HBO, after more than 40 years and some of boxing’s greatest events, got out of the fight game at the end of 2018, putting an end to Saturday nights with Jim Lampley on the call and Harold Lederman offering often-baffling ringside scores.

And DAZN isn’t alone with plans to make a splash in boxing’s streaming market. ESPN, as part of its seven-year deal with Top Rank, will broadcast 54 total cards, with many airing on the ESPN Plus subscription service. Las Vegas-based Premier Boxing Champions, which features notables such as Adrien Broner, Deontay Wilder, Keith Thurman and Jarrett Hurd, has multiyear deals with Fox Sports and Showtime. “The pay-per-view model has reduced the audience,” Markowski says. “We are here to correct that.”
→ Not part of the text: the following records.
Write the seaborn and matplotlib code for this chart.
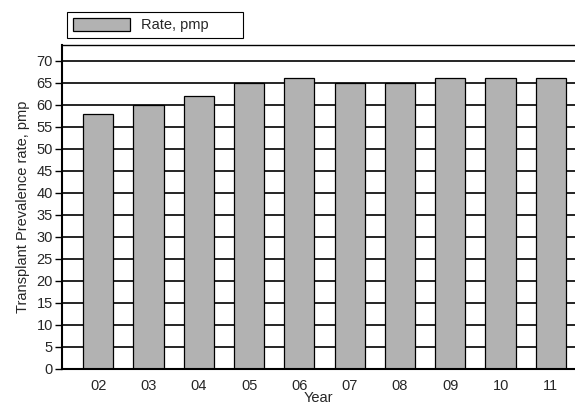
import matplotlib
matplotlib.use('agg')
from matplotlib import pyplot as plt
import seaborn as sns
import pandas as pd

years = ["02", "03", "04", "05", "06", "07", "08", "09", "10", "11"]
rates = [58, 60, 62, 65, 66, 65, 65, 66, 66, 66]

df = pd.DataFrame({"Year": years, "Rate": rates})

sns.set_style("white")
plt.rcParams['font.family'] = ['Liberation Sans', 'DejaVu Sans']
fs = 10.5

fig = plt.figure(figsize=(5.75, 4.07), dpi=100)
ax = fig.add_axes([62 / 575, 38 / 407, 1 - 62 / 575, 324 / 407])

ax.set_axisbelow(True)
ax.yaxis.grid(True, color='black', linewidth=1.2)
sns.barplot(data=df, x="Year", y="Rate", color='#b2b2b2', saturation=1,
            edgecolor='black', linewidth=0.9, width=0.6, ax=ax, label='Rate, pmp')

ax.set_ylim(0, 73.6)
ax.set_xlim(-0.72, 9.48)
ax.set_yticks(range(0, 71, 5))
ax.tick_params(axis='y', left=True, length=5, width=1, labelsize=fs, color='black', pad=1.5)
ax.tick_params(axis='x', bottom=False, labelsize=fs, pad=4)
ax.set_ylabel('Transplant Prevalence rate, pmp', fontsize=fs, labelpad=5)
ax.set_xlabel('Year', fontsize=fs, labelpad=-1.5)

for s in ['left', 'bottom']:
    ax.spines[s].set_linewidth(1.5)
    ax.spines[s].set_color('black')
ax.spines['top'].set_linewidth(1.0)
ax.spines['top'].set_color('black')
ax.spines['right'].set_visible(False)

if ax.legend_:
    ax.legend_.remove()
handles, labels = ax.get_legend_handles_labels()
leg = fig.legend(handles[:1], labels[:1], loc='upper left', mode='expand',
                 bbox_to_anchor=(67 / 575, 1 - 40 / 407, 176 / 575, 28 / 407),
                 borderaxespad=0, fancybox=False, edgecolor='black', framealpha=1,
                 fontsize=fs, handlelength=3.9, handleheight=1.0, borderpad=0.4,
                 handletextpad=0.8)
leg.get_frame().set_linewidth(0.8)

plt.savefig('out.png', dpi=100)
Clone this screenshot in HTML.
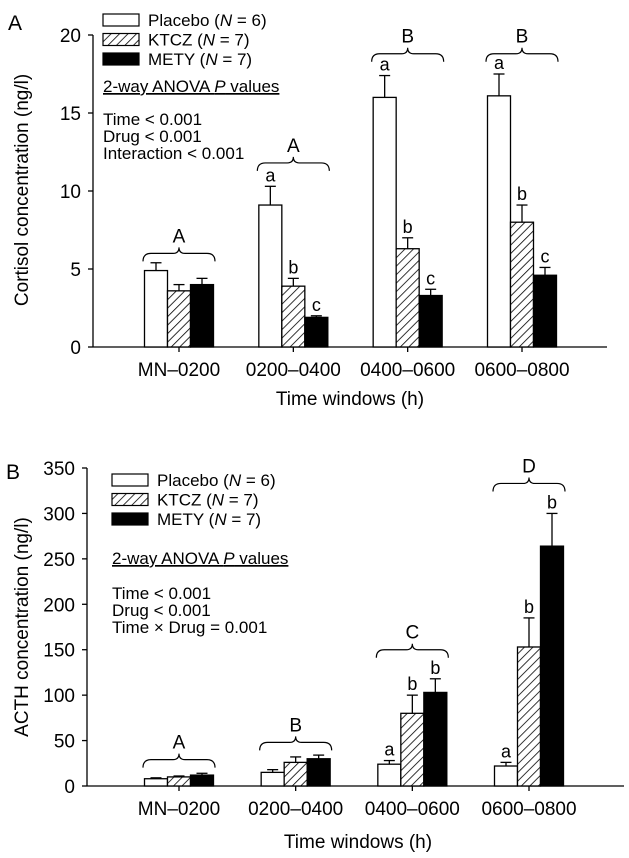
<!DOCTYPE html>
<html><head><meta charset="utf-8"><style>
body{margin:0;background:#fff}
svg{display:block;font-family:"Liberation Sans",sans-serif}
</style></head><body>
<svg id="chart" width="629" height="858" viewBox="0 0 629 858">
<defs>
<pattern id="hatch" patternUnits="userSpaceOnUse" width="6" height="6" patternTransform="rotate(45)">
<rect width="6" height="6" fill="#fff"/><line x1="0" y1="0" x2="0" y2="6" stroke="#000" stroke-width="1.6"/>
</pattern>
</defs>
<g id="root"></g>
</svg>
<script>
const categories = ["MN\u20130200","0200\u20130400","0400\u20130600","0600\u20130800"];
const seriesNames = ["Placebo","KTCZ","METY"];
const seriesN = [6,7,7];
// Panel A (cortisol)
const aPlacebo = [4.9, 9.1, 16.0, 16.1];
const aPlaceboErr = [5.4, 10.3, 17.4, 17.5];
const aKtcz = [3.6, 3.9, 6.3, 8.0];
const aKtczErr = [4.0, 4.4, 7.0, 9.1];
const aMety = [4.0, 1.9, 3.3, 4.6];
const aMetyErr = [4.4, 2.0, 3.7, 5.1];
const aLetters = [["","",""],["a","b","c"],["a","b","c"],["a","b","c"]];
const aBraceLabels = ["A","A","B","B"];
const aBraceLevel = [6.0, 11.8, 18.8, 18.8];
const aTicks = [0,5,10,15,20];
// Panel B (ACTH)
const bPlacebo = [8, 15, 24, 22];
const bPlaceboErr = [9, 18, 28, 26];
const bKtcz = [10, 26, 80, 153];
const bKtczErr = [11, 32, 100, 185];
const bMety = [12, 30, 103, 264];
const bMetyErr = [14, 34, 118, 300];
const bLetters = [["","",""],["","",""],["a","b","b"],["a","b","b"]];
const bBraceLabels = ["A","B","C","D"];
const bBraceLevel = [29, 48, 150, 333];
const bTicks = [0,50,100,150,200,250,300,350];

const NS="http://www.w3.org/2000/svg";
const root=document.getElementById('root');
function mk(tag,attrs,parent,text){const e=document.createElementNS(NS,tag);for(const k in attrs)e.setAttribute(k,attrs[k]);if(text!==undefined)e.textContent=text;(parent||root).appendChild(e);return e;}

function panel(cfg){
  const g=mk('g',{});
  
  
  const y=v=>cfg.y0+(cfg.y1-cfg.y0)*(v/cfg.max);
  const x=i=>cfg.centers[0]+i*(cfg.centers[3]-cfg.centers[0])/3;
  const ax=mk('line',{x1:cfg.ax,y1:cfg.y1,x2:cfg.ax,y2:cfg.y0,stroke:'#000','stroke-width':1.3},g);
  
  
  const xa=mk('line',{x1:cfg.ax,y1:cfg.y0,x2:cfg.xend,y2:cfg.y0,stroke:'#000','stroke-width':1.3},g);
  
  
  cfg.ticks.forEach(t=>{
    mk('line',{x1:cfg.ax-5,y1:y(t),x2:cfg.ax,y2:y(t),stroke:'#000','stroke-width':1.3},g);
    const tl=mk('text',{x:cfg.ax-12,y:y(t)+7,'text-anchor':'end','font-size':19},g,String(t));
    
    
  });
  const series=[cfg.p,cfg.k,cfg.m], errs=[cfg.pe,cfg.ke,cfg.me], fills=['#fff','url(#hatch)','#000'];
  categories.forEach((c,i)=>{
    const cx=x(i);
    mk('line',{x1:cx,y1:cfg.y0,x2:cx,y2:cfg.y0+5,stroke:'#000','stroke-width':1.3},g);
    const cl=mk('text',{x:cx,y:cfg.catY,'text-anchor':'middle','font-size':19},g,c);
    
    
    for(let s=0;s<3;s++){
      const bx=cx-34.5+s*23, top=y(series[s][i]), et=y(errs[s][i]);
      mk('line',{x1:bx+11.5,y1:top,x2:bx+11.5,y2:et,stroke:'#000','stroke-width':1.3},g);
      mk('line',{x1:bx+6,y1:et,x2:bx+17,y2:et,stroke:'#000','stroke-width':1.3},g);
      const r=mk('rect',{x:bx,y:top,width:23,height:cfg.y0-top,fill:fills[s],stroke:'#000','stroke-width':1.3},g);
      
      
      const L=cfg.letters[i][s];
      if(L){const lt=mk('text',{x:bx+11.5,y:et-5,'text-anchor':'middle','font-size':18},g,L);
        
        }
    }
    const by=y(cfg.brace[i]), l=cx-36, r2=cx+36;
    const br=mk('path',{d:`M${l},${by+8} Q${l},${by} ${l+8},${by} L${cx-6},${by} Q${cx},${by} ${cx},${by-6} Q${cx},${by} ${cx+6},${by} L${r2-8},${by} Q${r2},${by} ${r2},${by+8}`,fill:'none',stroke:'#000','stroke-width':1.2},g);
    
    
    const bl=mk('text',{x:cx,y:by-11,'text-anchor':'middle','font-size':19},g,cfg.braceLabels[i]);
    
    
  });
  seriesNames.forEach((n,s)=>{
    const ly=cfg.legY+s*19.5;
    const lr=mk('rect',{x:cfg.legX,y:ly-6,width:36,height:12,fill:fills[s],stroke:'#000','stroke-width':1.2},g);
    
    
    const t=mk('text',{x:cfg.legX+45,y:ly+6,'font-size':17},g);
    
    
    t.innerHTML=n+' (<tspan font-style="italic">N</tspan> = '+seriesN[s]+')';
  });
  const an=mk('text',{x:cfg.legX,y:cfg.anovaY+6,'font-size':17,'text-decoration':'underline'},g);
  an.innerHTML='2-way ANOVA <tspan font-style="italic">P</tspan> values';
  
  
  cfg.stats.forEach((s,j)=>{const st=mk('text',{x:cfg.legX,y:cfg.statY+6+j*17,'font-size':17},g,s);
    
    });
  const yt=mk('text',{x:0,y:0,'font-size':19,'text-anchor':'middle',transform:`translate(28,${cfg.ytY}) rotate(-90)`},g,cfg.ytitle);
  
  
  const xt=mk('text',{x:cfg.xtX,y:cfg.xtY,'font-size':19,'text-anchor':'middle'},g,'Time windows (h)');
  
  
  const pl=mk('text',{x:cfg.plX,y:cfg.plY,'font-size':21},g,cfg.label);
  
  
}
panel({name:'panel-a-cortisol',max:20,y0:347,y1:35,ax:93,xend:607,centers:[179,293,407,522],ticks:aTicks,
  p:aPlacebo,pe:aPlaceboErr,k:aKtcz,ke:aKtczErr,m:aMety,me:aMetyErr,letters:aLetters,brace:aBraceLevel,braceLabels:aBraceLabels,
  catY:376,legX:103,legY:20,anovaY:86,statY:119,stats:['Time < 0.001','Drug < 0.001','Interaction < 0.001'],
  ytitle:'Cortisol concentration (ng/l)',ytY:190,xtX:350,xtY:405,label:'A',plX:8,plY:30});
panel({name:'panel-b-acth',max:350,y0:786,y1:468,ax:87,xend:624,centers:[179,294,412,529],ticks:bTicks,
  p:bPlacebo,pe:bPlaceboErr,k:bKtcz,ke:bKtczErr,m:bMety,me:bMetyErr,letters:bLetters,brace:bBraceLevel,braceLabels:bBraceLabels,
  catY:815,legX:112,legY:480,anovaY:558,statY:593,stats:['Time < 0.001','Drug < 0.001','Time \u00d7 Drug = 0.001'],
  ytitle:'ACTH concentration (ng/l)',ytY:627,xtX:358,xtY:848,label:'B',plX:6,plY:479});
</script>
</body></html>
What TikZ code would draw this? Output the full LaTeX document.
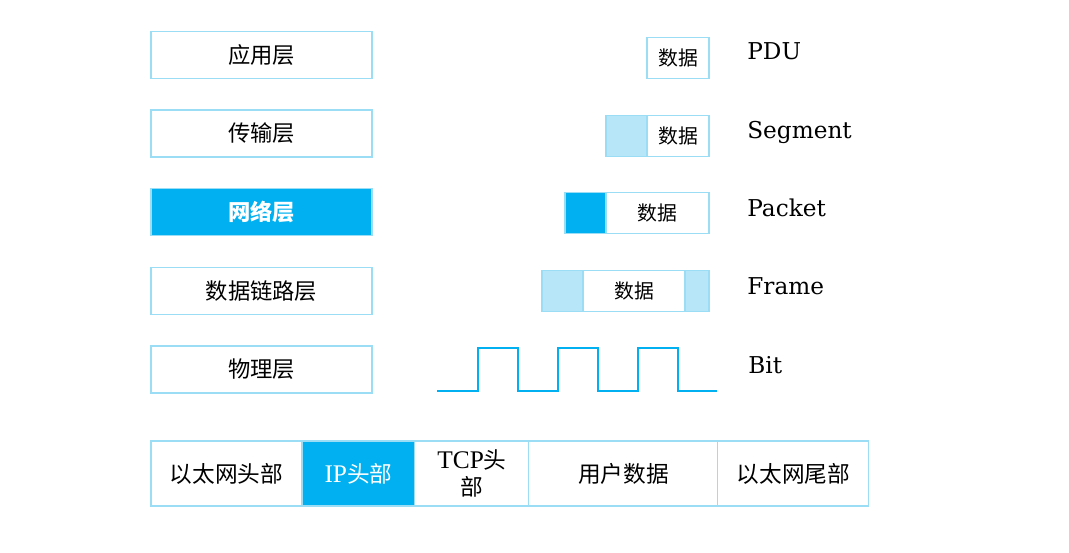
\documentclass[tikz,border=0pt]{standalone}
\usepackage{fontspec}
\setmainfont{DejaVu Serif}
\newfontfamily\cjk{Noto Sans CJK SC}
\newfontfamily\tms[Scale=1.12]{Liberation Serif}
\usetikzlibrary{positioning}
\definecolor{netblue}{HTML}{00B0F0}
\definecolor{paleblue}{HTML}{B7E6F8}
\definecolor{edgeblue}{HTML}{9ADDF5}
\tikzset{
layerbox/.style={
  rectangle,
  draw=edgeblue,
  line width=0.6pt,
  minimum width=4.42cm,
  minimum height=0.94cm,
  inner sep=0pt,
  font=\cjk\fontsize{12.7}{14}\selectfont,
  }
}
\tikzset{
databox/.style={
  rectangle,
  draw=edgeblue,
  line width=0.6pt,
  minimum height=0.82cm,
  inner sep=0pt,
  outer sep=0pt,
  font=\cjk\fontsize{11.3}{13}\selectfont,
  }
}
\tikzset{
cellbox/.style={
  rectangle,
  draw=edgeblue,
  line width=0.6pt,
  minimum height=1.3cm,
  inner sep=0pt,
  outer sep=0pt,
  align=center,
  font=\cjk\fontsize{12.9}{15}\selectfont,
  }
}
\tikzset{
pdulabel/.style={
  anchor=base west,
  inner sep=0pt,
  font=\fontsize{13.2}{15}\selectfont,
  }
}

\begin{document}
\begin{tikzpicture}[x=0.02cm,y=-0.02cm]
    \useasboundingbox (0,0) rectangle (1069,553);

    % layer part
    \node[layerbox] (app) at (261.5,55) {应用层};
    \node[layerbox] (trans) at (261.5,133.5) {传输层};
    \node[layerbox, fill=netblue, text=white, font=\cjk\bfseries\fontsize{12.7}{14}\selectfont] (net) at (261.5,212) {网络层};
    \node[layerbox] (link) at (261.5,291) {数据链路层};
    \node[layerbox] (phy) at (261.5,369.5) {物理层};

    % data part
    \node[databox, minimum width=1.24cm] (pdu_data) at (678,58) {数据};
    \node[databox, minimum width=1.24cm] (seg_data) at (678,136) {数据};
    \node[databox, minimum width=0.82cm, fill=paleblue, left=0pt of seg_data] (seg_head) {};
    \node[databox, minimum width=2.06cm] (pkt_data) at (657.5,213) {数据};
    \node[databox, minimum width=0.82cm, fill=netblue, left=0pt of pkt_data] (pkt_head) {};
    \node[databox, minimum width=2.04cm] (frm_data) at (634,291) {数据};
    \node[databox, minimum width=0.82cm, fill=paleblue, left=0pt of frm_data] (frm_head) {};
    \node[databox, minimum width=0.48cm, fill=paleblue, right=0pt of frm_data] (frm_tail) {};

    % bit part
    \draw[netblue, line width=1.2pt] (437,391)
      \foreach \x in {478,558,638} { -- (\x,391) -- (\x,348) -- (\x+40,348) -- (\x+40,391) }
      -- (717,391);

    % name part
    \node[pdulabel] (pdu) at (747,60) {PDU};
    \node[pdulabel] (seg) at (747,138.5) {Segment};
    \node[pdulabel] (pkt) at (747,216.5) {Packet};
    \node[pdulabel] (frm) at (747,295) {Frame};
    \node[pdulabel] (bit) at (748,373.5) {Bit};

    % frame layout part
    \node[cellbox, minimum width=3.02cm] (eth_head) at (226.5,473.5) {以太网头部};
    \node[cellbox, minimum width=2.26cm, fill=netblue, text=white, right=0pt of eth_head] (ip_head) {{\tms IP}头部};
    \node[cellbox, minimum width=2.28cm, right=0pt of ip_head] (tcp_head) {{\tms TCP}头\\部};
    \node[cellbox, minimum width=3.78cm, right=0pt of tcp_head] (user_data) {用户数据};
    \node[cellbox, minimum width=3.02cm, right=0pt of user_data] (eth_tail) {以太网尾部};
\end{tikzpicture}
\end{document}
May 4 in Las Vegas will mark the next step in the process. Boxing thrives when it’s on the radar of the general fan—like fights involving Tyson, De La Hoya or, most recently, Floyd Mayweather Jr. and Manny Pacquiao. That’s when the public is talking about and anticipating the fight. More important, it’s when you have a fight worthy of being talked about.

That’s what Alvarez—and that $365 million contract—brings to DAZN, according to Markowski. “Canelo is a huge brand.”